Your body contains roughly 40 trillion bacterial cells, a number that sits remarkably close to the 30 trillion human cells that make up the rest of you. For a reference adult male weighing about 155 pounds, the ratio works out to approximately 1.3 bacterial cells for every human cell. That’s far fewer than the old “10 to 1” claim that circulated for decades, but it still means bacteria are, by sheer cell count, about as much “you” as your own cells are.
Where the Old 10-to-1 Ratio Went Wrong
For years, popular science repeated the idea that bacteria outnumbered human cells ten to one. That figure was never based on careful counting. A 2016 study published in Cell traced the claim back to rough estimates from the 1970s and recalculated using better data on both sides of the equation. The revised number of human cells in the body is around 30 trillion, and the revised bacterial count is around 39 trillion.

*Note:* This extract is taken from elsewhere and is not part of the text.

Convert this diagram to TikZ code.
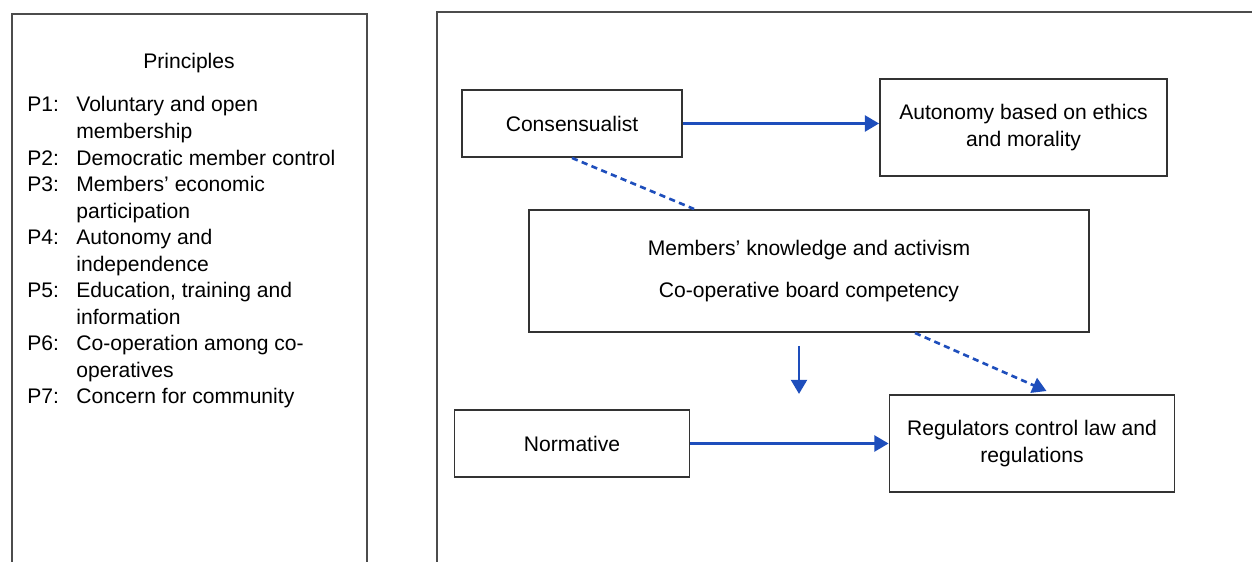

That brings the true ratio to about 1.3 to 1.
There is a quirk worth knowing, though. If you only count human cells that have a nucleus (excluding red blood cells, which are the most numerous cell type in the body but lack one), the ratio jumps back up to roughly 10 to 1 in favor of bacteria. So the old figure wasn’t completely invented; it just compared the wrong numbers.
How Much Your Bacteria Actually Weigh
Despite their enormous numbers, bacteria are tiny. The total mass of all the bacteria in your body adds up to about 0.2 kilograms, or roughly half a pound. That’s about 0.3% of your total body weight. Older estimates commonly stated that 1 to 3% of body mass came from bacteria, sometimes claiming people carried 1 to 3 kilograms of microbes. The revised figure is an order of magnitude smaller.
Almost all of that half-pound sits in your large intestine. The colon holds about 0.4 kilograms of content at any given time, and roughly half of that material by weight is bacteria. In fact, when researchers measure dried stool samples, about 55% of the dry mass is bacterial biomass. That means more than half the solid matter you eliminate each day is dead and living bacteria.
Your Gut Holds the Vast Majority
The large intestine is by far the most densely populated organ. Bacterial concentrations in the colon exceed 10 billion cells per gram of gut content. No other site in or on the body comes close to those numbers. The two dominant groups of bacteria in the adult gut belong to phyla called Firmicutes and Bacteroidetes, which together make up the bulk of the intestinal community.
Other parts of the digestive tract harbor far fewer microbes. The stomach’s acidic environment keeps bacterial populations low, and the small intestine, while not sterile, hosts only a fraction of what the colon contains. Researchers at the Weizmann Institute found that when they tallied microbes across every body site, the large intestine alone accounted for the 39 trillion figure. Everything else was a rounding error by comparison.
Bacteria on Your Skin
Your skin is home to its own bacterial ecosystem, though the populations are much smaller than in the gut. Most skin surfaces carry between 1,000 and 10,000 bacterial cells per square centimeter. Moist, warm areas like the groin and underarms are significantly more hospitable, reaching densities of about 1 million cells per square centimeter.
Dry areas like the forearm and shin have the lowest counts, while oily zones like the forehead and sides of the nose fall somewhere in between. These populations vary widely from person to person and even fluctuate throughout the day depending on sweating, bathing, and contact with other surfaces.
What Changes Your Bacterial Numbers
The 40 trillion estimate is based on a reference male who is 5 feet 7 inches tall, weighs 155 pounds, and is between 20 and 30 years old. Real-world numbers fluctuate significantly. A single bowel movement can temporarily shift the ratio of bacterial to human cells, since the colon holds so much of the total population. The researchers who revised the estimate noted a 53% variation across the population of standard-weight adult men alone.
Long-term diet is the single largest environmental factor shaping what lives in your gut. Diets rich in complex carbohydrates, for example, tend to increase certain bacterial groups like Prevotella. People who eat radically different diets, such as the Hadza hunter-gatherers of Tanzania, carry microbial communities that look nothing like those of people eating a typical Western diet.
Your microbiome begins forming at birth, and the method of delivery matters from the start. Babies born vaginally tend to pick up bacterial communities resembling those in the mother’s birth canal, while babies born by cesarean section initially acquire more skin-associated microbes. Whether an infant is breastfed or formula-fed further shapes the early community. As people age, gut diversity often shifts again, with studies in elderly populations showing that microbial composition correlates with overall nutrition, frailty, and the presence of other health conditions. Genetics, sex, and antibiotic use also play ongoing roles throughout life.
Putting the Numbers in Perspective
The short answer to “how much bacteria is in your body” is about 39 to 40 trillion cells weighing roughly half a pound, nearly all of it packed into your colon. You are, in a very literal sense, a roughly even partnership between human and microbial cells. But because bacteria are so much smaller than human cells, they contribute less than a percent of your body weight despite matching your own cells in number. Every time you eat, sleep, take antibiotics, or simply go to the bathroom, those numbers shift, sometimes by billions of cells at a time.